For this monumental landscape film, Michael Snow, one of Canada's leading artists, had a special camera apparatus constructed, capable of moving in all directions. "The rapidly spiraling and twisting camera eye . . . transforms the desolate landscape and empty sky into a series of compositions in which space, time, and even gravity are suspended."-John Wakeman
New films by three veteran avant-garde filmmakers: Michael Snow's SSHTOORRTY, a study in superimposition; Kenneth Anger'sMouse Heaven, a loving tribute to Mickey as demon fetish figure; and Ken Jacobs's Mountaineer Spinning, a digital record of his live Nervous Magic Lantern performance.
These films variously explore the relationship of collecting to remembering: The Speculative Archive (Julia Meltzer and David Thorne) contemplates data on life in Syria during the "war on terror" in not a matter of if but when; Arshia Haq collects poetic connections in Re(collection); and Soon-Mi Yoo investigates a suppressed history through commemorative ceremony in Ssitkim-Talking to the Dead.

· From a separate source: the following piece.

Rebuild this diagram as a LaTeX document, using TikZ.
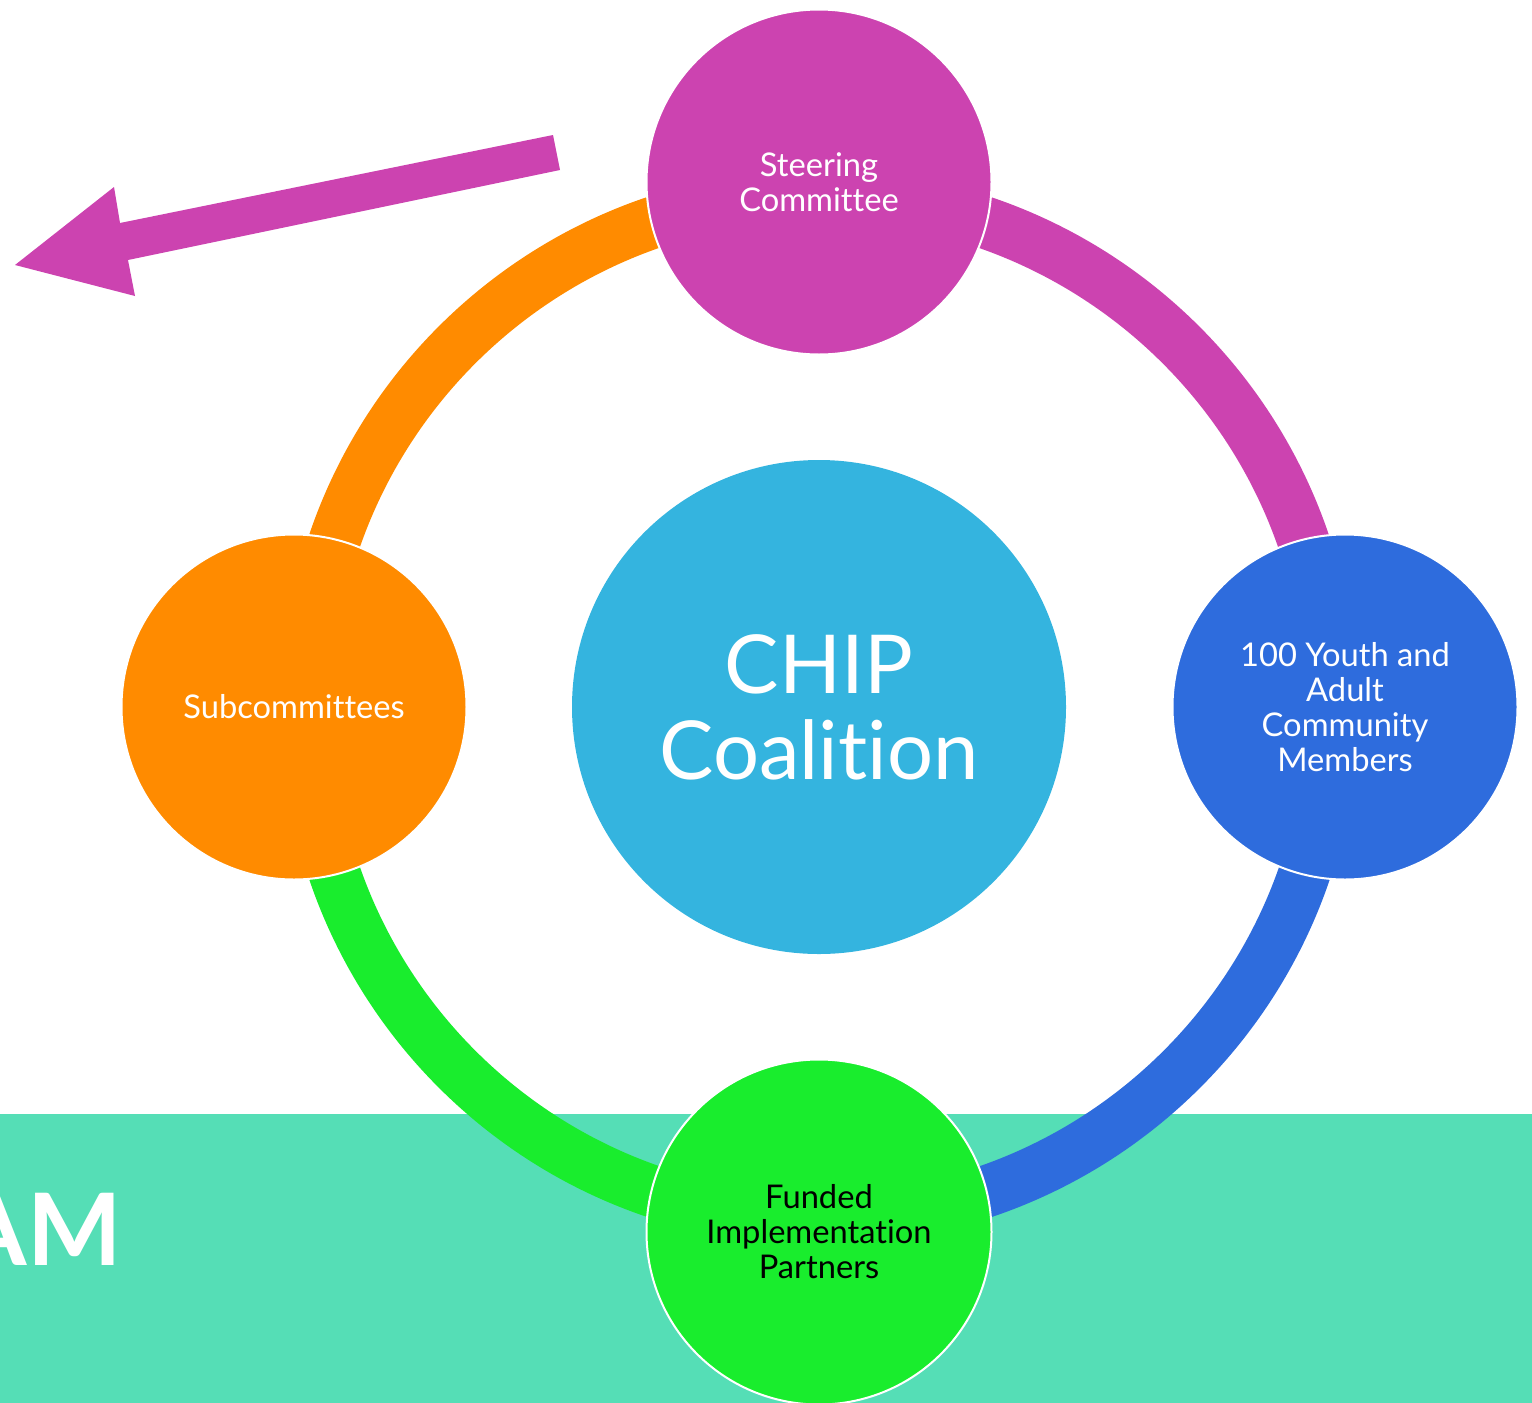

Jonas Mekas came to this country from Lithuania in 1949, picked up his camera, and never stopped filming. He revisits his compiled imagery to make new films that "quiver with the complex temporal disjunctions reminiscent of the mind's less material memories, enhanced by Mekas's distinctive cinematographic style."-Village Voice. Tonight: travels in Europe; a Brooklyn neighborhood; and a Living Theatre performance with soundtrack by Philip Glass and others.